# Bending and cutting wire to the same size.



## Tony Bird (Jul 22, 2017)

Hi,

Recently I made six 16 mm scale Ffestiniog bug-box type coaches, these coaches have very little ground clearance so if they come off the track they can be dragged along on their underside.  This cannot be seen but the paint can be worn away and damp will enter the bodies.  I have had this problem with other stock and avoided the wear by having two brass wire rubbing strips under the body.  As I had to make twelve rubbing strips that were the same it was worth making a simple jig to create them.

The coaches.








The jigs made, aluminium channel was used because I have a lot of it, but almost any strip material could be used.  One of the strips will be the bending jig the other a drilling jig.  The holes which are drilled slightly larger than the wire  to be used are in the same position on both strips





One of the holes on the end of one of the strips is cut into.

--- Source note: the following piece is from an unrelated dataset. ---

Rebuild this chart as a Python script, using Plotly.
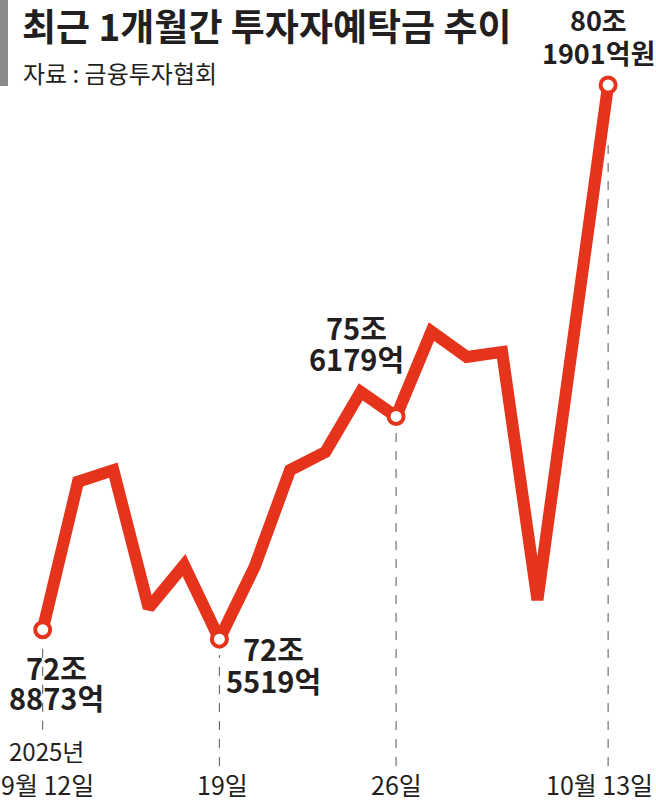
import plotly.graph_objects as go

# 거래일 인덱스 (9/12 = 0, 10/13 = 16; 10/3~10/10 연휴 구간 생략)
x_idx = [0, 1, 2, 3, 4, 5, 6, 7, 8, 9, 10, 11, 12, 13, 14, 16]
deposits = [72.68, 74.72, 74.88, 72.98, 73.57, 72.55, 73.55, 74.88,
            75.13, 75.96, 75.62, 76.79, 76.44, 76.51, 73.09, 80.19]  # 조원

marked_idx = [0, 5, 10, 16]
marked_val = [72.68, 72.55, 75.62, 80.19]

tick_idx = [0, 5, 10, 16]
tick_text = ["2025년<br>9월 12일", "19일", "26일", "10월 13일"]

title = "최근 1개월간 투자자예탁금 추이"
source = "자료 : 금융투자협회"

RED = "#E5341B"
INK = "#231F20"
FONT = "Noto Sans CJK KR"
W, H = 656, 809

XR = [-1.208, 17.355]
YR = [70.208, 81.362]

def py(px):
    return 1 - px / H

fig = go.Figure()
fig.add_trace(go.Scatter(
    x=x_idx, y=deposits, mode="lines",
    line=dict(color=RED, width=12), hoverinfo="skip", showlegend=False))
fig.add_trace(go.Scatter(
    x=marked_idx, y=marked_val, mode="markers",
    marker=dict(size=15, color="white", line=dict(color=RED, width=4)),
    hoverinfo="skip", showlegend=False))

# dashed guide lines (data coords)
guide_bottom = [71.30, 70.80, 70.80, 70.80]
guide_top = [72.53, 72.33, 75.45, 79.45]
for xi, y0, y1 in zip(marked_idx, guide_bottom, guide_top):
    fig.add_shape(type="line", xref="x", yref="y", x0=xi, x1=xi, y0=y0, y1=y1,
                  line=dict(color="#555555", width=1, dash="dash"), layer="below")

# gray bar
fig.add_shape(type="rect", xref="paper", yref="paper", x0=0, x1=8 / W,
              y0=py(86), y1=1, fillcolor="#8A8A8A", line=dict(width=0))

ann = []
ann.append(dict(text=f"<b>{title}</b>", x=20 / W, y=py(25), xref="paper", yref="paper",
                xanchor="left", yanchor="middle", showarrow=False,
                font=dict(family=FONT, size=37, color=INK)))
ann.append(dict(text=source, x=21 / W, y=py(72), xref="paper", yref="paper",
                xanchor="left", yanchor="middle", showarrow=False,
                font=dict(family=FONT, size=24, color=INK)))

vlabels = [
    (0.38, 667, 697, "72조", "8873억", 29),
    (6.52, 648, 680, "72조", "5519억", 29),
    (8.87, 327, 358, "75조", "6179억", 29),
    (15.72, 19, 53, "80조", "1901억원", 27),
]
for xi, y1, y2, t1, t2, fs in vlabels:
    ann.append(dict(text=f"<b>{t1}</b>", x=xi, y=py(y1),
                    xref="x", yref="paper", xanchor="center", yanchor="middle",
                    showarrow=False, font=dict(family=FONT, size=fs, color=INK)))
    ann.append(dict(text=f"<b>{t2}</b>", x=xi, y=py(y2),
                    xref="x", yref="paper", xanchor="center", yanchor="middle",
                    showarrow=False, font=dict(family=FONT, size=fs, color=INK)))

for xi, t in zip(tick_idx, tick_text):
    if "<br>" in t:
        a, b = t.split("<br>")
        ann.append(dict(text=a, x=xi + 0.12, y=py(750), xref="x", yref="paper",
                        xanchor="center", yanchor="middle", showarrow=False,
                        font=dict(family=FONT, size=24, color=INK)))
        ann.append(dict(text=b, x=xi + 0.14, y=py(784), xref="x", yref="paper",
                        xanchor="center", yanchor="middle", showarrow=False,
                        font=dict(family=FONT, size=25, color=INK)))
    elif xi == tick_idx[-1]:
        ann.append(dict(text=t, x=655 / W, y=py(784), xref="paper", yref="paper",
                        xanchor="right", yanchor="middle", showarrow=False,
                        font=dict(family=FONT, size=25, color=INK)))
    else:
        ann.append(dict(text=t, x=xi + (0.1 if xi == 5 else 0), y=py(784),
                        xref="x", yref="paper",
                        xanchor="center", yanchor="middle", showarrow=False,
                        font=dict(family=FONT, size=25, color=INK)))

fig.update_layout(
    width=W, height=H, margin=dict(l=0, r=0, t=0, b=0),
    paper_bgcolor="white", plot_bgcolor="white",
    xaxis=dict(range=XR, visible=False, fixedrange=True),
    yaxis=dict(range=YR, visible=False, fixedrange=True),
    annotations=ann, showlegend=False,
)
fig.write_html("out.html", config={"displayModeBar": False},
               post_script="document.body.style.margin='0';document.body.style.overflow='hidden';")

A right angle bend is made in the wire to be used and put into the full hole of the jig which along with the wire is placed in a vice.  The wire is then bent into the open slot at the other end of the jig.








A number of the rubbing strips made.





Using the drilling jig; the first hole is drilled and a wire is placed in it to locate it while the other hole is drilled.





The rubbing wire fitted.





It will be noticed that the wire is slightly bent which is deliberate so they will spring into the holes.  The reason is that the holes in the two jigs are the same distance apart and because the wire has spring in it after bending its centres are slightly further apart than the jig.  If the wire was wanted to be straight a wire is bent up and used as a guide for the drilling jig.





If the bends at the end of the wire need to be the same length this can be achieved buy using a depth jig.  Which is basically a piece of metal with a slightly oversized hole drilled in it the thickness being the length desired.  The ends to be cut are cut too long and the excess removed with a saw or cutters, this done it is filled flush.









Regards Tony.


----------



## Herbiev (Jul 22, 2017)

Brilliantly design. Thanks for sharing


----------